## Begin

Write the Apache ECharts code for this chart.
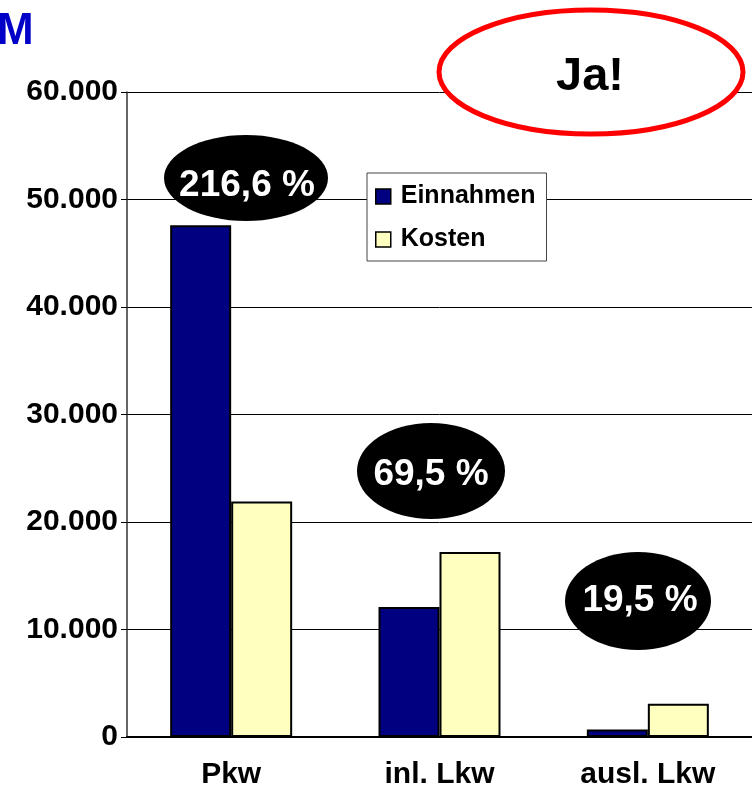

## End
## Begin

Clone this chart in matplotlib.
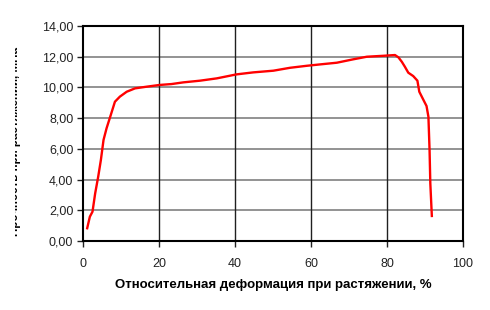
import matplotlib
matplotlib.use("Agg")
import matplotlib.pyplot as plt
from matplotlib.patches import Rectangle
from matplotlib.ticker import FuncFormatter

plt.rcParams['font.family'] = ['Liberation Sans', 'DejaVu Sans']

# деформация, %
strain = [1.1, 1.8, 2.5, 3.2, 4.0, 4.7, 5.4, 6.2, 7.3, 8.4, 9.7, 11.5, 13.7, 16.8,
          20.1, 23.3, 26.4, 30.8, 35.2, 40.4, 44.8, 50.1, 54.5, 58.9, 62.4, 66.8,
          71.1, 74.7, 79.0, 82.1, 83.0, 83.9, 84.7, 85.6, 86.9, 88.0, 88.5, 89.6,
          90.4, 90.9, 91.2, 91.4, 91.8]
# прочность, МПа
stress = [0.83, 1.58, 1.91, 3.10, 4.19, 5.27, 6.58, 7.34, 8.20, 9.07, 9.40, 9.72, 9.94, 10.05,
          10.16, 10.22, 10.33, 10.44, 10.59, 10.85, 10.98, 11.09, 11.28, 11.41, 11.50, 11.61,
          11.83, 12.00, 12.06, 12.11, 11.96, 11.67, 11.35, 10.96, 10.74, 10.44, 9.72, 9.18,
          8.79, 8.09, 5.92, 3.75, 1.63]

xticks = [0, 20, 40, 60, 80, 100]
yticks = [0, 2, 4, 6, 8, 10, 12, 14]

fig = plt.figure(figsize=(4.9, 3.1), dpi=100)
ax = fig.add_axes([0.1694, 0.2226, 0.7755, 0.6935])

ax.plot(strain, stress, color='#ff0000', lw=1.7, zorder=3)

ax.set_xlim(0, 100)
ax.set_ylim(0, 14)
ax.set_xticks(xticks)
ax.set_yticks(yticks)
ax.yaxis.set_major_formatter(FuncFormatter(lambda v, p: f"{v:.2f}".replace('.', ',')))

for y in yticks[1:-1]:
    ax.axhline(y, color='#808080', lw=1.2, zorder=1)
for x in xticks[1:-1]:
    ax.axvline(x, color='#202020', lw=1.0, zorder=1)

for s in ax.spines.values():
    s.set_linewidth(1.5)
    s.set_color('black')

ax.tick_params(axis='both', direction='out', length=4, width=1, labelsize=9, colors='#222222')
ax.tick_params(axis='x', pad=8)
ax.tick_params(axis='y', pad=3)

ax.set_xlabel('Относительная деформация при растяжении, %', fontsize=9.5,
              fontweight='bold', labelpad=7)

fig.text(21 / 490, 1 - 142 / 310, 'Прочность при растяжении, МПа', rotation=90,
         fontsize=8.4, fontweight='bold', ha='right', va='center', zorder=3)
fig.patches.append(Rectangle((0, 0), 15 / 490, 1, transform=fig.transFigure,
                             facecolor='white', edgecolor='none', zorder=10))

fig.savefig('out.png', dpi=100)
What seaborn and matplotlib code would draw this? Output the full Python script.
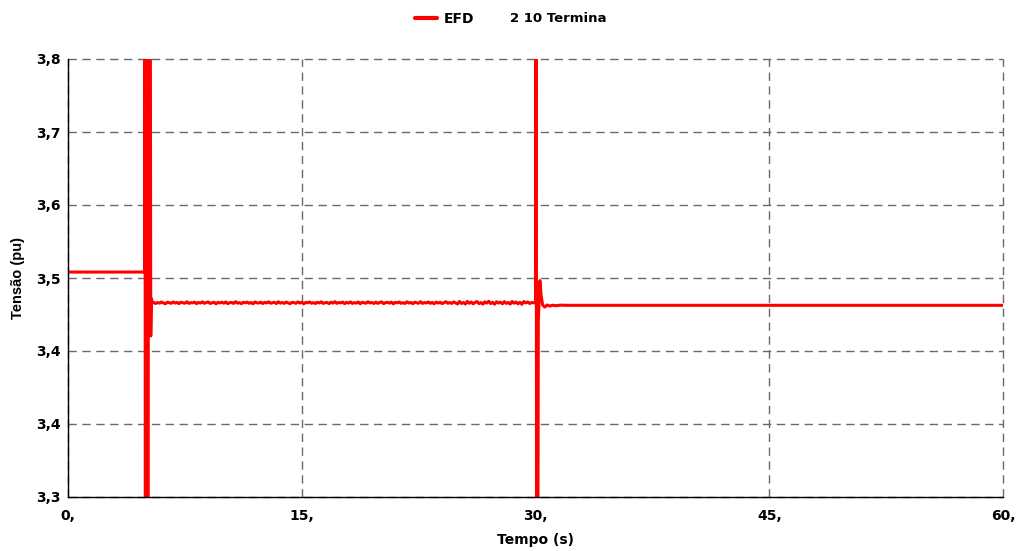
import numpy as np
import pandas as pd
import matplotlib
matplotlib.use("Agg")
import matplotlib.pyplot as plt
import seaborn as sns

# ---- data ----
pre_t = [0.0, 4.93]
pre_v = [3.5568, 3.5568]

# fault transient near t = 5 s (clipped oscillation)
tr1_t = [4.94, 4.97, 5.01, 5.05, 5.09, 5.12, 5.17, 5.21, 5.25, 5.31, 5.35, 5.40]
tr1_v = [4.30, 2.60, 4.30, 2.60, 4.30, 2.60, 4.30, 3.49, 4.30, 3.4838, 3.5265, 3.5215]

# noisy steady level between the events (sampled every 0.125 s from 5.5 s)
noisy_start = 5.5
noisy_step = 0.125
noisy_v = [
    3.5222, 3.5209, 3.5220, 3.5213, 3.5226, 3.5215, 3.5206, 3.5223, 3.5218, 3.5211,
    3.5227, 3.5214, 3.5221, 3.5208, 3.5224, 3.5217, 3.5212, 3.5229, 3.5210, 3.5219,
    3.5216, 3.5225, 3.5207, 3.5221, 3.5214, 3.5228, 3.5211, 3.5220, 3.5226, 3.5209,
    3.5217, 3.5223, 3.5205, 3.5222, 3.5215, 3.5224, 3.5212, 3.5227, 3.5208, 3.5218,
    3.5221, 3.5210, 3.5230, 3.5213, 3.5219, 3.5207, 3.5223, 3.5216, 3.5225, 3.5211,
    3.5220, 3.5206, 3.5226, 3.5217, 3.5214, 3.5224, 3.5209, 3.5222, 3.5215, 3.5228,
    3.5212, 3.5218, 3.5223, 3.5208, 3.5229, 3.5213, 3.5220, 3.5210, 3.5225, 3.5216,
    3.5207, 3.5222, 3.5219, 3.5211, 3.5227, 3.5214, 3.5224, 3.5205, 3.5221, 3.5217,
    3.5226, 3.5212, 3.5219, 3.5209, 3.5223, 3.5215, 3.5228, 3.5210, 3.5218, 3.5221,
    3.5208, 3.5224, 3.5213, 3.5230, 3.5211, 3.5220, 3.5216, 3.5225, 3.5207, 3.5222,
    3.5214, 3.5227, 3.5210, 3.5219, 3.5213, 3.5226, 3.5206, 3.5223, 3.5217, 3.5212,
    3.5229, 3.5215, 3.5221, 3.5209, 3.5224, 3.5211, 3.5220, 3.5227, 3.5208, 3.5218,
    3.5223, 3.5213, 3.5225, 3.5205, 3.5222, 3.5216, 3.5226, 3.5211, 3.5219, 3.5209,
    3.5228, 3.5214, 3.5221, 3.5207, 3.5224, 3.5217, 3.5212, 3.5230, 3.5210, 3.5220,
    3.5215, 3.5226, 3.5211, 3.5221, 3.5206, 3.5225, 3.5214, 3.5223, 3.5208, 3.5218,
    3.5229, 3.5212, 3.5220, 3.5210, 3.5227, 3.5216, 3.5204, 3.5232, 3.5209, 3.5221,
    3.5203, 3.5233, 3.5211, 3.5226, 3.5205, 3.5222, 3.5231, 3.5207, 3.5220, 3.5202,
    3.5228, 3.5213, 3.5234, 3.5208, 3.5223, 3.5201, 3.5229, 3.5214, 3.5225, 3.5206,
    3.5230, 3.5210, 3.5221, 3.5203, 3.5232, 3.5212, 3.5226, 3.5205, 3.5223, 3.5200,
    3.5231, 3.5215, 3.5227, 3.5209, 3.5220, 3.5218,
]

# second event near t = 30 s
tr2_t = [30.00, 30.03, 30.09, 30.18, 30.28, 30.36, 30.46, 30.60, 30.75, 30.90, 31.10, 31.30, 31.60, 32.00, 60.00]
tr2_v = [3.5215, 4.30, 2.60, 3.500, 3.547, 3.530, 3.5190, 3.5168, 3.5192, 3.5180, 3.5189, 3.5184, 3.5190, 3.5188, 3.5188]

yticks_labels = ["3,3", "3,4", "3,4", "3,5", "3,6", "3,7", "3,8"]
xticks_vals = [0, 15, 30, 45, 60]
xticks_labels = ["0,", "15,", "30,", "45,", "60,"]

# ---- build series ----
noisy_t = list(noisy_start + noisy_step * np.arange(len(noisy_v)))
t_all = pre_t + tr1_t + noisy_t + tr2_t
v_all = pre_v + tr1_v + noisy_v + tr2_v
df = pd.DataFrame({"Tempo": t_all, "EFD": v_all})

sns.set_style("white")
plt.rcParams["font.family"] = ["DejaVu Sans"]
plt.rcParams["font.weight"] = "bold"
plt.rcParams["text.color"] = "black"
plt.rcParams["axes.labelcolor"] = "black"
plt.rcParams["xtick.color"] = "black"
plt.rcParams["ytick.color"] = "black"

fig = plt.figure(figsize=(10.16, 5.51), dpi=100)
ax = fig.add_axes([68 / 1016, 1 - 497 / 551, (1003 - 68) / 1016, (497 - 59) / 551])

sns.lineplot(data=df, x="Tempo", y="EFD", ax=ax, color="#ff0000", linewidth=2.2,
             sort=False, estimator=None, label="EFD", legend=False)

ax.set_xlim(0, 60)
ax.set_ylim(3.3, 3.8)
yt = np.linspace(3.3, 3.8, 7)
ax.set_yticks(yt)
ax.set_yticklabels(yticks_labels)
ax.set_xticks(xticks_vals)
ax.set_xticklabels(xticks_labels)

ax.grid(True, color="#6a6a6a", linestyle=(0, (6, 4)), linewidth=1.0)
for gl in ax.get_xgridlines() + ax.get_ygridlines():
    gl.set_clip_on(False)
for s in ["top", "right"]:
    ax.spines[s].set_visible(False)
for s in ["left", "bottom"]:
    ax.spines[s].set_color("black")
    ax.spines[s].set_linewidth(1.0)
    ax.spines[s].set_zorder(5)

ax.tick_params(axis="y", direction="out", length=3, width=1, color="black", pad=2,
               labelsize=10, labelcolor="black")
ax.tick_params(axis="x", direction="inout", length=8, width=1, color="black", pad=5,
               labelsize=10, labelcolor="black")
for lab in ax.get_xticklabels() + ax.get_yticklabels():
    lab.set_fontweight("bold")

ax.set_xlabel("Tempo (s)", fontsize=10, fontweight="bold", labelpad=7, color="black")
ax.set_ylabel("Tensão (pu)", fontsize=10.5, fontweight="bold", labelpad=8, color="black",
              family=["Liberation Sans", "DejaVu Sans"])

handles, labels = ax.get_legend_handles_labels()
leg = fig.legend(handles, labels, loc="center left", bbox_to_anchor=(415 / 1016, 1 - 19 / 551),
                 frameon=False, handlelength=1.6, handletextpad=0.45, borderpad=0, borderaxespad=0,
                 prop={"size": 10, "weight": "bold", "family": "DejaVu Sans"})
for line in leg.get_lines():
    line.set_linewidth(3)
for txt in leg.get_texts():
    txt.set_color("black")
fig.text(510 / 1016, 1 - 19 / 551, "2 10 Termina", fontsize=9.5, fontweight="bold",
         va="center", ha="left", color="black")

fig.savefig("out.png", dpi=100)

## End
## Begin

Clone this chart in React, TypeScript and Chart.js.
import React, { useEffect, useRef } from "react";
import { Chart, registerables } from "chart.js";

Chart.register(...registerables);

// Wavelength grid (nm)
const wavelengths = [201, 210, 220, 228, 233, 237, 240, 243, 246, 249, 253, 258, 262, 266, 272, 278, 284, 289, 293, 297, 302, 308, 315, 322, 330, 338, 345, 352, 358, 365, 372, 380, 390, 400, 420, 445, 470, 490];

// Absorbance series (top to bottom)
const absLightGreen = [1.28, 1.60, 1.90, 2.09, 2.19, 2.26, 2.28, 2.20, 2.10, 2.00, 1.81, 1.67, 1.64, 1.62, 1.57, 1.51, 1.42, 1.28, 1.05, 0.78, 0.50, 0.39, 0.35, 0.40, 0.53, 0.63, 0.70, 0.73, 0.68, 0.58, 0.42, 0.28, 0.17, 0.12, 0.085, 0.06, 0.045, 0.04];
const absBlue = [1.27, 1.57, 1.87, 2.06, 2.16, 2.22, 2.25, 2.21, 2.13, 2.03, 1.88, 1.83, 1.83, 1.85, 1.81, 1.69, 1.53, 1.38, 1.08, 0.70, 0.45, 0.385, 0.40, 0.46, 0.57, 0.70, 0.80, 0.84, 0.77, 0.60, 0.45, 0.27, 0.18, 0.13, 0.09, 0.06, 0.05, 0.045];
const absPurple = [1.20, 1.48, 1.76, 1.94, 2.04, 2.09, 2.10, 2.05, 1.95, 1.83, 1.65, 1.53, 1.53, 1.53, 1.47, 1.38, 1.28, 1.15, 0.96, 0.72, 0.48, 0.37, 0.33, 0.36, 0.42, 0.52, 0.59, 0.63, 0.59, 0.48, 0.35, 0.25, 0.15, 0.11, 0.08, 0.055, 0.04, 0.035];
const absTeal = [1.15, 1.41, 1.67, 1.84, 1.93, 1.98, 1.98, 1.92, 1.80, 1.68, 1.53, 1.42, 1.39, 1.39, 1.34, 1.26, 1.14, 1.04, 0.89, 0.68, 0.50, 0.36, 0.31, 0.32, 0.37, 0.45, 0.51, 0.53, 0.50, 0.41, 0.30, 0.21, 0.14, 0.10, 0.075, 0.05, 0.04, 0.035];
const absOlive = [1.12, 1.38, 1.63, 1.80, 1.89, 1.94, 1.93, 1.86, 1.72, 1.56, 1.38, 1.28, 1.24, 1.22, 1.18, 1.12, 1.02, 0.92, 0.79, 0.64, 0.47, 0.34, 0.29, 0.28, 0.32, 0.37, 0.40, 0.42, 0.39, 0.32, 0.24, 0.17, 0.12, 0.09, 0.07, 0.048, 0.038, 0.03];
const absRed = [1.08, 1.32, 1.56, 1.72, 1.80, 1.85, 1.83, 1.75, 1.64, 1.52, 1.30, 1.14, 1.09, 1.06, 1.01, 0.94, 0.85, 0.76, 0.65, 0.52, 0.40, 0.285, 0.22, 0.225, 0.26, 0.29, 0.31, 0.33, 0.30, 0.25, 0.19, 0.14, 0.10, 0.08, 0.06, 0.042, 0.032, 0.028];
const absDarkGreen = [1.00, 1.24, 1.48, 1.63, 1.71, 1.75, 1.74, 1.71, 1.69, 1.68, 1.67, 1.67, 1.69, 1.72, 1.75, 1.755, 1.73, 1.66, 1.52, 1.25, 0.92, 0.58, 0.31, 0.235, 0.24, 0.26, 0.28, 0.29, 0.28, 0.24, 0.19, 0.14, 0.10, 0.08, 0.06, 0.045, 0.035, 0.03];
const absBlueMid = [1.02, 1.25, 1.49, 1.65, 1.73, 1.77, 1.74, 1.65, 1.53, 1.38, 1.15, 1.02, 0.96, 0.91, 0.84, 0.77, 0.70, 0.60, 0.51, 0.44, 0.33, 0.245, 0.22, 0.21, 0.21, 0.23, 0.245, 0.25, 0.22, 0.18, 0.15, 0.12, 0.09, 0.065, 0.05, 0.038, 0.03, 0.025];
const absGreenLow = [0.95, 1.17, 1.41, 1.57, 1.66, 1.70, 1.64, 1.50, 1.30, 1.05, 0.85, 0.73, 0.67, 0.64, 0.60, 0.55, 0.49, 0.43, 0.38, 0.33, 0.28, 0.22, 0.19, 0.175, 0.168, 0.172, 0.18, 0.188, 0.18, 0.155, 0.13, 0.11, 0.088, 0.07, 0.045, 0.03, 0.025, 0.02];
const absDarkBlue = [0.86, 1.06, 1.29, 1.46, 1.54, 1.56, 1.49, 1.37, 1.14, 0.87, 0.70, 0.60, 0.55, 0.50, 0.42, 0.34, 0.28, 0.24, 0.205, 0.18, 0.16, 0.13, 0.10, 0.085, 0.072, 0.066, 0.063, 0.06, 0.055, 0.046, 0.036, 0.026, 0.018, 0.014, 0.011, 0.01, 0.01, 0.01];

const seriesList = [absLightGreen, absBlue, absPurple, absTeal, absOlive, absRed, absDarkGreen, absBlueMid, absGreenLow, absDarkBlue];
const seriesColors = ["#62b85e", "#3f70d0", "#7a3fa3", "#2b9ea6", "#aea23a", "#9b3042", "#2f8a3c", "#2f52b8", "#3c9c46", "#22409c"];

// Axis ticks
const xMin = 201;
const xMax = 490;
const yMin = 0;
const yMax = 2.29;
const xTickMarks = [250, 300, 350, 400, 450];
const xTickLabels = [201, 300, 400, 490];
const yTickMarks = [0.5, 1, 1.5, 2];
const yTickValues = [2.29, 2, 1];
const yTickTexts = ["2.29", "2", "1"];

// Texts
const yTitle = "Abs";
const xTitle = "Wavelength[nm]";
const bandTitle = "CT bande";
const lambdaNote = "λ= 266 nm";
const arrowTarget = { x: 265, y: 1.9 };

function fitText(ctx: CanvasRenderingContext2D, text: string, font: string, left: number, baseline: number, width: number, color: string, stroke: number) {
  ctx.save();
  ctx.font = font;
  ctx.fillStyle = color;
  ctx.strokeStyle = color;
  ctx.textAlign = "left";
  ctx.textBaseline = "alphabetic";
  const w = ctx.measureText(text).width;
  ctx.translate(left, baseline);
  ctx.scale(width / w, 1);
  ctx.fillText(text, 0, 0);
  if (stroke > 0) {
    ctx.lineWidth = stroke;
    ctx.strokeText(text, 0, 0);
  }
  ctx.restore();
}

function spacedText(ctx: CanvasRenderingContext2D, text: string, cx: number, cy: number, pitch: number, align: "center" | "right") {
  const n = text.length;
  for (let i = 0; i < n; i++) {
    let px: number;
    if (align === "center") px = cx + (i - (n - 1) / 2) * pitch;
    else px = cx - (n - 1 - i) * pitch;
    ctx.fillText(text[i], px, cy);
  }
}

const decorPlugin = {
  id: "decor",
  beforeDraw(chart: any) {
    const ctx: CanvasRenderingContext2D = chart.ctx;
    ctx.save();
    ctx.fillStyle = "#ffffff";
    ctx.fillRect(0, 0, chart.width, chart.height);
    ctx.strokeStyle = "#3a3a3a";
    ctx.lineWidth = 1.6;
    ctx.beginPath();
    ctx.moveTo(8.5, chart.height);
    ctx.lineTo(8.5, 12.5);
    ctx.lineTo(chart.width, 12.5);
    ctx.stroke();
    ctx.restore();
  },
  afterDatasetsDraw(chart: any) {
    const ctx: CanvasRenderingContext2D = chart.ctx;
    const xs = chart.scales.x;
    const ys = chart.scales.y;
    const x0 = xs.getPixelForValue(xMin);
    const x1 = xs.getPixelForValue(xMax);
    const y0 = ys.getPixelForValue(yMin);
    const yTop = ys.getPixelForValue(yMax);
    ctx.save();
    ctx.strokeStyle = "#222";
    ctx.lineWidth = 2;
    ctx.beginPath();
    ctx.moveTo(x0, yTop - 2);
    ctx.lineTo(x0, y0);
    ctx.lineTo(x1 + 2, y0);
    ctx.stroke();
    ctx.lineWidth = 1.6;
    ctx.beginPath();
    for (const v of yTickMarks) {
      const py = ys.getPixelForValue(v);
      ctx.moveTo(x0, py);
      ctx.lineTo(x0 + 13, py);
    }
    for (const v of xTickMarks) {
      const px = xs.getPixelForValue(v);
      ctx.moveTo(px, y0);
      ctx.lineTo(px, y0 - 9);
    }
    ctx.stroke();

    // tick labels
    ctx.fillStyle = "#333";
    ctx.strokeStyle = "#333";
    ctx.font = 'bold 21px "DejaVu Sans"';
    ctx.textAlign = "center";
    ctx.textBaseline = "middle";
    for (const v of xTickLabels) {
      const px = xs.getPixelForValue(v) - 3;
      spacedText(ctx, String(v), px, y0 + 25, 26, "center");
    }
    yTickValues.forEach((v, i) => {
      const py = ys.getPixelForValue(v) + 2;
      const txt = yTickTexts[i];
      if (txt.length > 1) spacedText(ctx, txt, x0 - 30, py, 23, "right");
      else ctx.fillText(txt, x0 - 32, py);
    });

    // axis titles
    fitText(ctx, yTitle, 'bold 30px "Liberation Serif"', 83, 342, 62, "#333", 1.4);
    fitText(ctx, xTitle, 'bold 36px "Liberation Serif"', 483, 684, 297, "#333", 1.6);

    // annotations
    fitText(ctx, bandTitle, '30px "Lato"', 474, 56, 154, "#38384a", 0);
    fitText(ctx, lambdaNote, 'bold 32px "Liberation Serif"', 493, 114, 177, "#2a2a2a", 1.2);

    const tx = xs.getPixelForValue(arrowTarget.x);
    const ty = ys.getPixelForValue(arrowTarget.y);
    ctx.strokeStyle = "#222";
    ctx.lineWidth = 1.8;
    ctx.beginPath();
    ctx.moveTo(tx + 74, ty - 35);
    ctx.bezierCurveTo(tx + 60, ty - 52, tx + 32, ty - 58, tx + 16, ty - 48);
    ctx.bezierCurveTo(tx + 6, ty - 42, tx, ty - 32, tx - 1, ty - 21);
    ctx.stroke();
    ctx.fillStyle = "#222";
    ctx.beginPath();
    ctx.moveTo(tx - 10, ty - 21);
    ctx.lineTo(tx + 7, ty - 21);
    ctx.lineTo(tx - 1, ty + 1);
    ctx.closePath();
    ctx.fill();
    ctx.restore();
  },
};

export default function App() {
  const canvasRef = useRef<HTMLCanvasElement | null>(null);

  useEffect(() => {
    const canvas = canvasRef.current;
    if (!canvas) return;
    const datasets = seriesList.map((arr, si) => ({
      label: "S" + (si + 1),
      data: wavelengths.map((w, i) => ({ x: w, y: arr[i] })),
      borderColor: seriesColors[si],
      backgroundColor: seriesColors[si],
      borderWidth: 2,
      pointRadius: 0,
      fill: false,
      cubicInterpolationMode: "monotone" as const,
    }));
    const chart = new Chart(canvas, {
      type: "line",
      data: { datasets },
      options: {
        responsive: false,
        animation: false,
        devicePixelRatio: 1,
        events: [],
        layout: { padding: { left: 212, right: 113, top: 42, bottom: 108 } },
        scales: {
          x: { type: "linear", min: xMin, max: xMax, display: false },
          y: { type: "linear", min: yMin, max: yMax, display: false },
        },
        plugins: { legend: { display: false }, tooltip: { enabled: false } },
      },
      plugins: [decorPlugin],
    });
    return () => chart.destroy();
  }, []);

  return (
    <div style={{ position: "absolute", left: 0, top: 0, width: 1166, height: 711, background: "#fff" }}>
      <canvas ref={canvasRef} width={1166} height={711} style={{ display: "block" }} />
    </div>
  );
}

## End

AIM OF THE TASK: Exactly as written, quote the lines from the one that has "Clone this chart in React, TypeScript" down to the one that has "445, 470, 490];", and include both.

OUTPUT BELOW:
Clone this chart in React, TypeScript and Chart.js.
import React, { useEffect, useRef } from "react";
import { Chart, registerables } from "chart.js";

Chart.register(...registerables);

// Wavelength grid (nm)
const wavelengths = [201, 210, 220, 228, 233, 237, 240, 243, 246, 249, 253, 258, 262, 266, 272, 278, 284, 289, 293, 297, 302, 308, 315, 322, 330, 338, 345, 352, 358, 365, 372, 380, 390, 400, 420, 445, 470, 490];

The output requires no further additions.